Como típica argentina estoy cruzada por múltiples identidades, y una de ellas es la irlandesa. Un bisabuelo y cuatro tatarabuelos irlandeses llegaron a la Argentina a mediados del siglo XIX. La generación de mi madre fue la última que habló inglés desde niña. Si bien mi abuela St. John se casó con un nieto de italianos y vascos, transmitió a sus hijos la tradición irish enviándolos a colegios de la colectividad. Mi madre fue a una escuela de monjas que ya no existe, el Keating Institute, donde entre muchas cosas aprendió canciones y poesías bastante tétricas que, a pesar del miedo que nos daban, pedíamos que nos contara una y otra vez.
También mamá nos legó las costumbres culinarias. Es habitual que invite a sus nietos a la ceremonia del té con scons, shortbread y dulces caseros. Las recetas que heredó y que resguarda en un viejo cuaderno índice con tapas de hule, ya han sido copiadas por todos. Otro aspecto que supongo heredado de la familia irlandesa es cierto sesgo antibritánico, funcional al “revisionismo histórico” argentino. Si bien comencé a interesarme por mis orígenes desde muy pequeña, como politóloga aproveché mis conocimientos en Historia y Metodología para abordar los estudios sobre los irlandeses en la Argentina.
Así, me convertí en la genealogista de la familia y seguí la pista del tatarabuelo Cusack en el Archivo General de la Nación, donde pude averiguar que llegó en julio de 1849, en el buque Vanguard. Con este dato escribí a la Sociedad Genealógica Irlandesa y ellos me contactaron con Santiago Boland, en Bahía Blanca, quien tenía el proyecto de ubicar a los descendientes de los pasajeros de ese barco en el que también habían viajado sus antepasados inmigrantes. Gracias a las redes sociales pudimos encontrar a muchos más descendientes de los compañeros de travesía.

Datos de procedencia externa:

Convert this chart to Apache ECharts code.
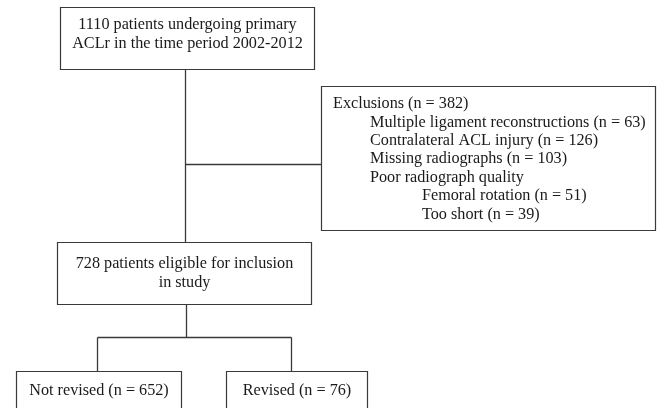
<!DOCTYPE html>
<html>
<head>
<meta charset="utf-8">
<script src="https://cdn.jsdelivr.net/npm/echarts@6/dist/echarts.min.js"></script>
<style>
  html, body { margin: 0; padding: 0; background: #fff; }
  #main { width: 660px; height: 408px; }
</style>
</head>
<body>
<div id="main"></div>
<script>
// flow counts
const totalPatients = 1110
const studyPeriod = '2002-2012'
const excludedTotal = 382
const exclusionLabels = ['Multiple ligament reconstructions', 'Contralateral ACL injury', 'Missing radiographs', 'Poor radiograph quality', 'Femoral rotation', 'Too short']
const exclusionCounts = [63, 126, 103, null, 51, 39]
const exclusionLevels = [1, 1, 1, 1, 2, 2]
const eligible = 728
const outcomeLabels = ['Not revised', 'Revised']
const outcomeCounts = [652, 76]

// box texts
const boxTexts = [
  [totalPatients + ' patients undergoing primary', 'ACLr in the time period ' + studyPeriod],
  ['Exclusions (n = ' + excludedTotal + ')'].concat(exclusionLabels.map((l, i) => exclusionCounts[i] == null ? l : l + ' (n = ' + exclusionCounts[i] + ')')),
  [eligible + ' patients eligible for inclusion', 'in study'],
  [outcomeLabels[0] + ' (n = ' + outcomeCounts[0] + ')'],
  [outcomeLabels[1] + ' (n = ' + outcomeCounts[1] + ')']
]

// layout (page units) : [x0, y0, x1, y1]
const boxRects = [
  [60.5, 7.5, 314.5, 69.5],
  [321.5, 86.5, 655.5, 230.5],
  [57.5, 242.5, 311.5, 304.5],
  [16.5, 371.5, 181.5, 415],
  [226.5, 371.5, 367.5, 415]
]
const textTops = [25, 104, 264, 391, 391]
const lineGap = [19, 18.4, 19, 0, 0]
const indentX = [333, 370, 422]

const connectors = [
  [[185.5, 69.5], [185.5, 242.5]],
  [[185.5, 164.5], [321.5, 164.5]],
  [[186.5, 304.5], [186.5, 337.5]],
  [[97.5, 337.5], [291.5, 337.5]],
  [[97.5, 337.5], [97.5, 371.5]],
  [[291.5, 337.5], [291.5, 371.5]]
]

const font = '16.2px "Liberation Serif", "Times New Roman", serif'
const ink = '#1a1a1a'
const stroke = '#3a3a3a'

const myChart = echarts.init(document.getElementById('main'))
const option = {
  animation: false,
  grid: { left: 0, right: 0, top: 0, bottom: 0 },
  xAxis: { type: 'value', min: 0, max: 660, show: false },
  yAxis: { type: 'value', min: 0, max: 408, inverse: true, show: false },
  series: [
    {
      type: 'custom',
      data: connectors.map((c, i) => [i]),
      renderItem: (params, api) => {
        const pts = connectors[api.value(0)].map(p => api.coord(p))
        return {
          type: 'polyline',
          shape: { points: pts },
          style: { stroke: stroke, lineWidth: 1.3, fill: null }
        }
      }
    },
    {
      type: 'custom',
      data: boxRects.map((r, i) => [i]),
      renderItem: (params, api) => {
        const i = api.value(0)
        const r = boxRects[i]
        const p0 = api.coord([r[0], r[1]])
        const p1 = api.coord([r[2], r[3]])
        const children = [{
          type: 'rect',
          shape: { x: p0[0], y: p0[1], width: p1[0] - p0[0], height: p1[1] - p0[1] },
          style: { fill: '#fff', stroke: stroke, lineWidth: 1.2 }
        }]
        boxTexts[i].forEach((t, k) => {
          let x, align
          if (i === 1) {
            const lvl = k === 0 ? 0 : exclusionLevels[k - 1]
            x = api.coord([indentX[lvl], 0])[0]
            align = 'left'
          } else {
            x = (p0[0] + p1[0]) / 2
            align = 'center'
          }
          const y = api.coord([0, textTops[i] + k * lineGap[i]])[1]
          children.push({
            type: 'text',
            style: {
              text: t, x: x, y: y, font: font, fill: ink,
              align: align, verticalAlign: 'middle',
              textAlign: align, textVerticalAlign: 'middle'
            }
          })
        })
        return { type: 'group', children: children }
      }
    }
  ]
}
option && myChart.setOption(option)
</script>
</body>
</html>
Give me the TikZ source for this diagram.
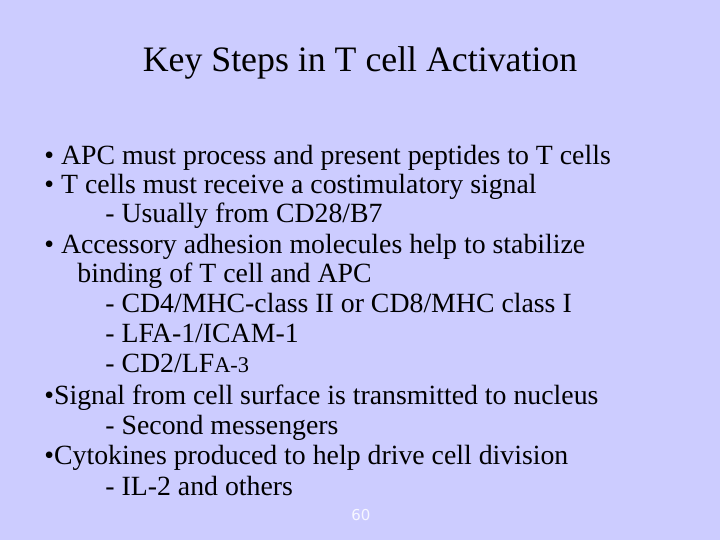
\documentclass[tikz,border=0pt]{standalone}
\usepackage{fontspec}
\setmainfont{Liberation Serif}
\newfontfamily\numfont{DejaVu Sans}
\definecolor{slidebg}{RGB}{204,204,255}
\begin{document}
\begin{tikzpicture}[x=0.5pt,y=-0.5pt]
    % Background
    \fill[slidebg] (0,0) rectangle (720,540);
    \useasboundingbox (0,0) rectangle (720,540);

    \tikzset{line/.style={anchor=base west, inner sep=0pt, font=\fontsize{13.9}{15}\selectfont}}

    % Title
    \node[anchor=base, inner sep=0pt, font=\fontsize{17.9}{20}\selectfont] (title) at (360,72) {Key Steps in T cell Activation};

    % Bullets
    \node[line] (l1) at (44,165) {\textbullet{} APC must process and present peptides to T cells};
    \node[line] (l2) at (44,194) {\textbullet{} T cells must receive a costimulatory signal};
    \node[line] (l3) at (105,223) {- Usually from CD28/B7};
    \node[line] (l4) at (44,254) {\textbullet{} Accessory adhesion molecules help to stabilize};
    \node[line] (l5) at (77,283) {binding of T cell and APC};
    \node[line] (l6) at (105,313) {- CD4/MHC-class II or CD8/MHC class I};
    \node[line] (l7) at (105,343) {- LFA-1/ICAM-1};
    \node[line] (l8) at (105,373) {- CD2/LF{\fontsize{11.2}{12}\selectfont A-3}};
    \node[line] (l9) at (44,405) {\textbullet Signal from cell surface is transmitted to nucleus};
    \node[line] (l10) at (105,435) {- Second messengers};
    \node[line] (l11) at (44,465) {\textbullet Cytokines produced to help drive cell division};
    \node[line] (l12) at (105,496) {- IL-2 and others};

    % Page number
    \node[anchor=base, inner sep=0pt, text=white!85!slidebg, font=\numfont\fontsize{7.5}{9}\selectfont] (page) at (361,521) {60};
\end{tikzpicture}
\end{document}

Entre las fotos que recuperé, gracias a que toda mi familia se puso a revolver cajones, apareció la de Thomas Cusack, y hasta un gran tomo de poesías – Moore’s Complete Works– firmado por él, de modo que pudimos conocer su hermosa caligrafía. La suerte hizo que un libro salvado de las llamas de la Iglesia de San Ignacio en 1955 fuera el que registraba su matrimonio con Anne Kearney en 1850 y así descubrí nuevos apellidos por sus respectivas madres: Burns y Dowdal. Por familysearch conseguí las actas de bautismo de sus hijos porteños, siempre con domicilios cerca de la Plaza de Mayo. Aunque camino por allí habitualmente, nunca dejo de pensar que voy sobre sus pasos.